James C wrote:
Have you bothered to read the article I gave you? Obviously not since you continue to spout complete rubbish.
Yes I did
Of course driver behaviour is relevant but so is the road type, tyre type, the speed, the object the car hit, the direction of travel, the weather, and so on and so on.
Have you bothered to read what I wrote? I didn't say driver behaviour, I said the way people behave, as in the way their face hits the dashboard.
Of course you don't design a car by crash testing it. I never once designed a building (using AutoCAD) when I was working as an architect by watching it be built then letting it be destroyed. Again you talk nonsense because frankly you don't actually know what you're on about. How the hell can a computer simulate what happens to a car in a crash situation if there is no data to tell the computer what to think? Go read that article again.
You're funny. You need to tell a computer what to think. I can see you don't understand how computer modelling and simulation works.
This is how it works.
Say I am modelling a beam under a compressive load. I would tell the computer the dimensions of the beam, and the properties of the material the beam is made from. I would tell it the magnitude of the load, and its location. I would then create a mesh for this beam. This mesh tells the computer where it should carry out calculations. I could make a mesh that divides the beam into 4 sections. This would mean the calculations would be quick, but not very accurate. I would increase the number of elements in the mesh, so that the computer carries out more calculations, and therefore takes longer, but also gives more accurate results.
When we carry this out on a car, we use more complex elements than simple rectangular beams, and also more complex meshes. This means that computing time is incredibly high, so it is usual practice to model only half the car, along its line of symmetry.
At no point do we tell the computer what to think. The software knows how materials behave from their mechanical properties. That is how we can use the same software to model cars, buildings, aircraft etc.
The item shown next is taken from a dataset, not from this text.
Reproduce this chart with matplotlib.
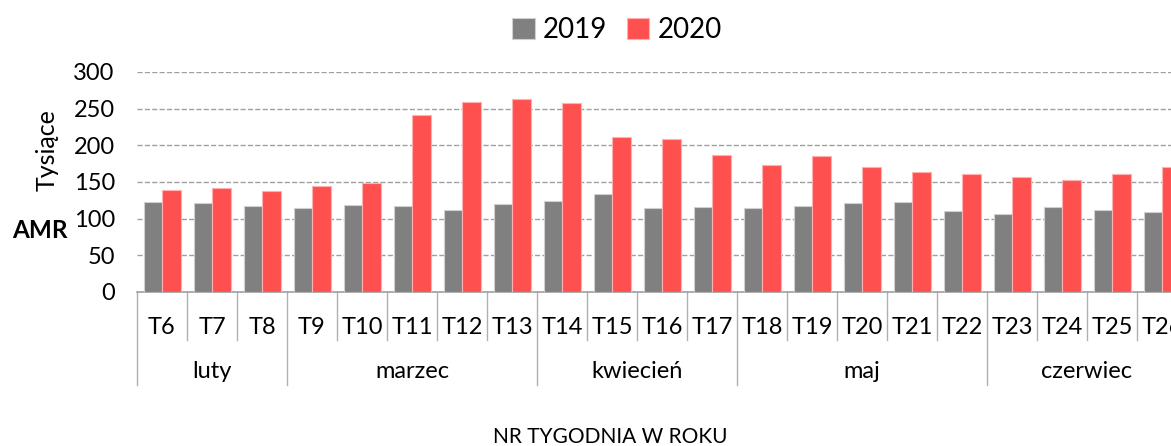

Why the hell do you think the transport industry bothers to do crash tests at all if a computer can do the job so well? Go think about that one before making anymore stupid remarks!
Because people obviously don't understand. How do you think they designed the A380 airbus? What convinced them that it would fly? How did they design the Eurofighter and other inherently unstable aircraft and have the confidence that they would fly? The windtunnel models only tell them so much, and the majority of wind tunnel testing is carried out on computer simulation.
Why do I bother discussing matters with you and the fluffy owl when the pair of you talk utter nonsense.
If you don't understand what you are reading, then it can appear to be nonsense.